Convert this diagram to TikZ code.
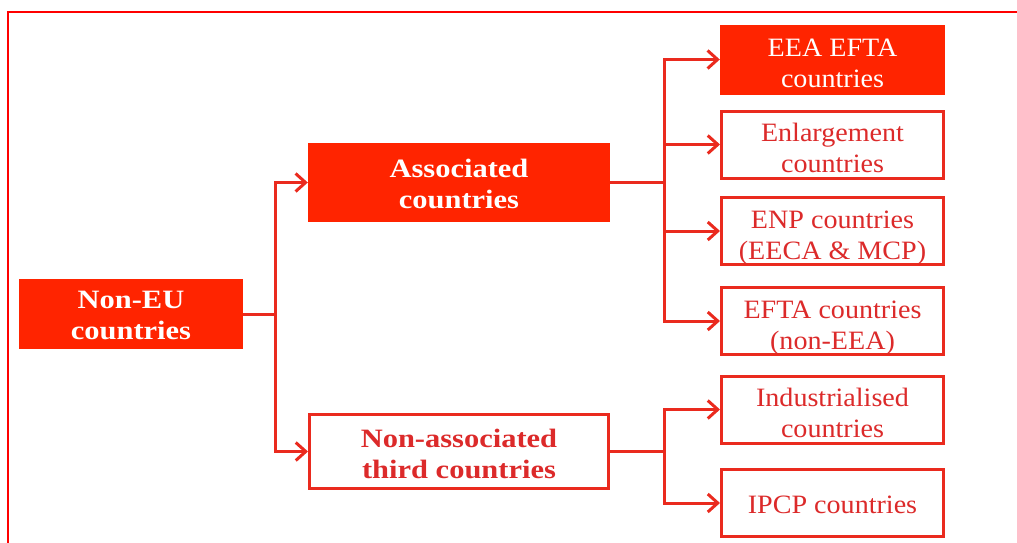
\documentclass[tikz,border=0pt]{standalone}
\usepackage{fontspec}
\setmainfont{Liberation Serif}[FakeStretch=1.06, BoldFeatures={FakeStretch=1.15}]
\usetikzlibrary{arrows.meta}
\definecolor{fillred}{HTML}{FF2400}
\definecolor{linered}{HTML}{EA2A1E}
\definecolor{txtred}{HTML}{DC2A2A}
\definecolor{framered}{HTML}{FF0000}
\tikzset{
  boxbase/.style={rectangle, inner sep=0pt, align=center, font=\fontsize{26.5}{31}\selectfont,
    text height=50pt, text depth=0pt},
  filledbox/.style={boxbase, fill=fillred, text=white},
  outlinebox/.style={boxbase, draw=linered, line width=3pt, fill=white, text=txtred},
  rightbox/.style={minimum width=222pt, minimum height=67pt, text height=56pt},
  conn/.style={draw=linered, line width=3pt},
  arr/.style={conn, -{Straight Barb[length=10pt,width=18pt,line width=3pt]}},
}
\begin{document}
\begin{tikzpicture}[x=1pt,y=-1pt]
\useasboundingbox (0,0) rectangle (1017,542);
\draw[framered, line width=2pt] (8,545) -- (8,12) -- (1020,12);

\node[filledbox, minimum width=224pt, minimum height=70pt, text height=51pt] (noneu) at (131,314) {\bfseries Non-EU\\\bfseries countries};
\node[filledbox, minimum width=302pt, minimum height=79pt, text height=52pt] (assoc) at (459,182.5) {\bfseries Associated\\\bfseries countries};
\node[outlinebox, minimum width=299pt, minimum height=74pt, text height=53pt] (nonassoc) at (459,451.5) {\bfseries Non-associated\\\bfseries third countries};

\node[filledbox, rightbox, minimum width=225pt, minimum height=70pt] (eea) at (832.5,59.5) {EEA EFTA\\countries};
\node[outlinebox, rightbox] (enl) at (832.5,144.5) {Enlargement\\countries};
\node[outlinebox, rightbox, text height=57pt] (enp) at (832.5,231) {ENP countries\\(EECA \& MCP)};
\node[outlinebox, rightbox] (efta) at (832.5,321) {EFTA countries\\(non-EEA)};
\node[outlinebox, rightbox] (ind) at (832.5,409.5) {Industrialised\\countries};
\node[outlinebox, rightbox, text height=21pt] (ipcp) at (832.5,503) {IPCP countries};

\coordinate (j1) at (275,314);
\coordinate (j2) at (664,182.5);
\coordinate (j3) at (664,451.5);

\draw[conn] (noneu.east) -- (j1);
\draw[arr] (j1) |- (assoc.west);
\draw[arr] (j1) |- (nonassoc.west);

\draw[conn] (assoc.east) -- (j2);
\draw[arr] (j2) |- (eea.west);
\draw[arr] (j2) |- (enl.west);
\draw[arr] (j2) |- (enp.west);
\draw[arr] (j2) |- (efta.west);

\draw[conn] (nonassoc.east) -- (j3);
\draw[arr] (j3) |- (ind.west);
\draw[arr] (j3) |- (ipcp.west);
\end{tikzpicture}
\end{document}
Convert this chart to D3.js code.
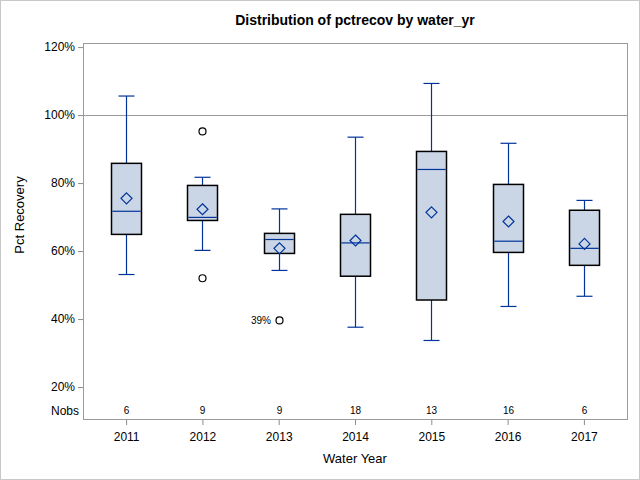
<!DOCTYPE html>
<html>
<head>
<meta charset="utf-8">
<script src="https://cdn.jsdelivr.net/npm/d3@7"></script>
<style>
  body { margin: 0; background: #fff; }
  text { font-family: "Liberation Sans", Arial, sans-serif; }
</style>
</head>
<body>
<div id="chart"></div>
<script>
// values (percent)
var years = ["2011", "2012", "2013", "2014", "2015", "2016", "2017"];
var nobs = [6, 9, 9, 18, 13, 16, 6];
var whiskerLow = [53.1, 60.2, 54.3, 37.6, 33.7, 43.7, 46.7];
var q1 = [64.9, 69.0, 59.3, 52.6, 45.6, 59.6, 55.8];
var medians = [71.7, 69.9, 63.4, 62.4, 84.0, 62.9, 60.8];
var q3 = [85.8, 79.3, 65.2, 70.8, 89.3, 79.6, 72.0];
var whiskerHigh = [105.6, 81.7, 72.4, 93.5, 109.3, 91.7, 74.9];
var means = [75.5, 72.3, 60.8, 63.1, 71.4, 68.7, 62.1];
var outlierYears = ["2012", "2012", "2013"];
var outlierValues = [95.2, 52.0, 39.6];
var outlierLabels = ["", "", "39%"];
var yTicks = [20, 40, 60, 80, 100, 120];
var refLine = 100;

var W = 640, H = 480;
var margin = { top: 43, right: 13, bottom: 61, left: 83 };
var width = W - margin.left - margin.right;
var height = H - margin.top - margin.bottom;

var boxColor = "#cad5e5";
var lineBlue = "#00349a";

var svg = d3.select("#chart")
    .append("svg")
    .attr("width", W)
    .attr("height", H);

// outer frame
svg.append("rect")
    .attr("x", 0.5).attr("y", 0.5)
    .attr("width", W - 1).attr("height", H - 1)
    .attr("fill", "#fff")
    .attr("stroke", "#c8c8c8");

svg.append("text")
    .attr("x", margin.left + width / 2)
    .attr("y", 25)
    .attr("text-anchor", "middle")
    .style("font-size", "14px")
    .style("font-weight", "bold")
    .text("Distribution of pctrecov by water_yr");

var g = svg.append("g")
    .attr("transform", "translate(" + margin.left + "," + margin.top + ")");

var x = d3.scalePoint()
    .domain(years)
    .range([0, width])
    .padding(0.565);

var y = d3.scaleLinear()
    .domain([10.6, 121.2])
    .range([height, 0]);

var yAxis = d3.axisLeft(y)
    .tickValues(yTicks)
    .tickSize(5)
    .tickPadding(3)
    .tickFormat(function(d) { return d + "%"; });

var xAxis = d3.axisBottom(x)
    .tickSize(6)
    .tickPadding(5);

g.append("g")
    .attr("class", "y-axis axis")
    .call(yAxis);

g.append("g")
    .attr("class", "x-axis axis")
    .attr("transform", "translate(0," + height + ")")
    .call(xAxis);

g.selectAll(".axis path, .axis line").attr("stroke", "#8c8c8c");
g.selectAll(".axis path").remove();
g.selectAll(".axis text")
    .style("font-size", "12px")
    .attr("fill", "#000")
    .style("font-family", "'Liberation Sans', Arial, sans-serif");
g.selectAll(".x-axis text").attr("dy", "0.9em");

// plot border
g.append("rect")
    .attr("x", 0.5).attr("y", 0.5)
    .attr("width", width).attr("height", height)
    .attr("fill", "none")
    .attr("stroke", "#9a9a9a");

// 100% reference line
g.append("line")
    .attr("x1", 0).attr("x2", width)
    .attr("y1", Math.round(y(refLine)) + 0.5)
    .attr("y2", Math.round(y(refLine)) + 0.5)
    .attr("stroke", "#9a9a9a");

var boxW = 30, capW = 15;
var data = years.map(function(d, i) {
    return { year: d, lo: whiskerLow[i], q1: q1[i], med: medians[i], q3: q3[i],
             hi: whiskerHigh[i], mean: means[i], n: nobs[i] };
});

var box = g.selectAll(".box")
    .data(data)
    .enter()
    .append("g")
    .attr("class", "box")
    .attr("transform", function(d) { return "translate(" + Math.round(x(d.year)) + ",0)"; });

// whiskers
box.append("line")
    .attr("x1", 0.5).attr("x2", 0.5)
    .attr("y1", function(d) { return y(d.hi); })
    .attr("y2", function(d) { return y(d.q3); })
    .attr("stroke", lineBlue).attr("stroke-width", 1.2);
box.append("line")
    .attr("x1", 0.5).attr("x2", 0.5)
    .attr("y1", function(d) { return y(d.q1); })
    .attr("y2", function(d) { return y(d.lo); })
    .attr("stroke", lineBlue).attr("stroke-width", 1.2);
box.append("line")
    .attr("x1", -capW / 2).attr("x2", capW / 2 + 1)
    .attr("y1", function(d) { return y(d.hi); })
    .attr("y2", function(d) { return y(d.hi); })
    .attr("stroke", lineBlue).attr("stroke-width", 1.2);
box.append("line")
    .attr("x1", -capW / 2).attr("x2", capW / 2 + 1)
    .attr("y1", function(d) { return y(d.lo); })
    .attr("y2", function(d) { return y(d.lo); })
    .attr("stroke", lineBlue).attr("stroke-width", 1.2);

box.append("rect")
    .attr("x", -boxW / 2 + 0.5)
    .attr("y", function(d) { return y(d.q3); })
    .attr("width", boxW)
    .attr("height", function(d) { return y(d.q1) - y(d.q3); })
    .attr("fill", boxColor)
    .attr("stroke", "#000")
    .attr("stroke-width", 1.5);

box.append("line")
    .attr("x1", -boxW / 2 + 1.3).attr("x2", boxW / 2 - 0.3)
    .attr("y1", function(d) { return y(d.med); })
    .attr("y2", function(d) { return y(d.med); })
    .attr("stroke", lineBlue).attr("stroke-width", 1.2);

// mean diamond
box.append("path")
    .attr("d", "M0,-5.5L5.5,0L0,5.5L-5.5,0Z")
    .attr("transform", function(d) { return "translate(0.5," + y(d.mean) + ")"; })
    .attr("fill", "none")
    .attr("stroke", lineBlue)
    .attr("stroke-width", 1.2);

// Nobs inset
box.append("text")
    .attr("x", 0.5)
    .attr("y", y(10.6) - 5)
    .attr("text-anchor", "middle")
    .style("font-size", "10px")
    .text(function(d) { return d.n; });

g.append("text")
    .attr("x", -4)
    .attr("y", y(10.6) - 4)
    .attr("text-anchor", "end")
    .style("font-size", "12px")
    .text("Nobs");

// outliers
g.selectAll(".outlier")
    .data(outlierValues)
    .enter()
    .append("circle")
    .attr("class", "outlier")
    .attr("cx", function(d, i) { return Math.round(x(outlierYears[i])) + 0.5; })
    .attr("cy", function(d) { return y(d); })
    .attr("r", 3.5)
    .attr("fill", "none")
    .attr("stroke", "#000")
    .attr("stroke-width", 1.2);

g.selectAll(".outlier-label")
    .data(outlierValues)
    .enter()
    .append("text")
    .attr("class", "outlier-label")
    .attr("x", function(d, i) { return Math.round(x(outlierYears[i])) - 8; })
    .attr("y", function(d) { return y(d) + 4; })
    .attr("text-anchor", "end")
    .style("font-size", "10px")
    .text(function(d, i) { return outlierLabels[i]; });

// axis titles
svg.append("text")
    .attr("x", margin.left + width / 2)
    .attr("y", 463)
    .attr("text-anchor", "middle")
    .style("font-size", "13px")
    .text("Water Year");

svg.append("text")
    .attr("transform", "translate(24,215) rotate(-90)")
    .attr("text-anchor", "middle")
    .style("font-size", "13px")
    .text("Pct Recovery");
</script>
</body>
</html>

────────────────

To be done: The string "Convert" may appear in lines of the listing above; tally those lines and give the number only.

The reply: 2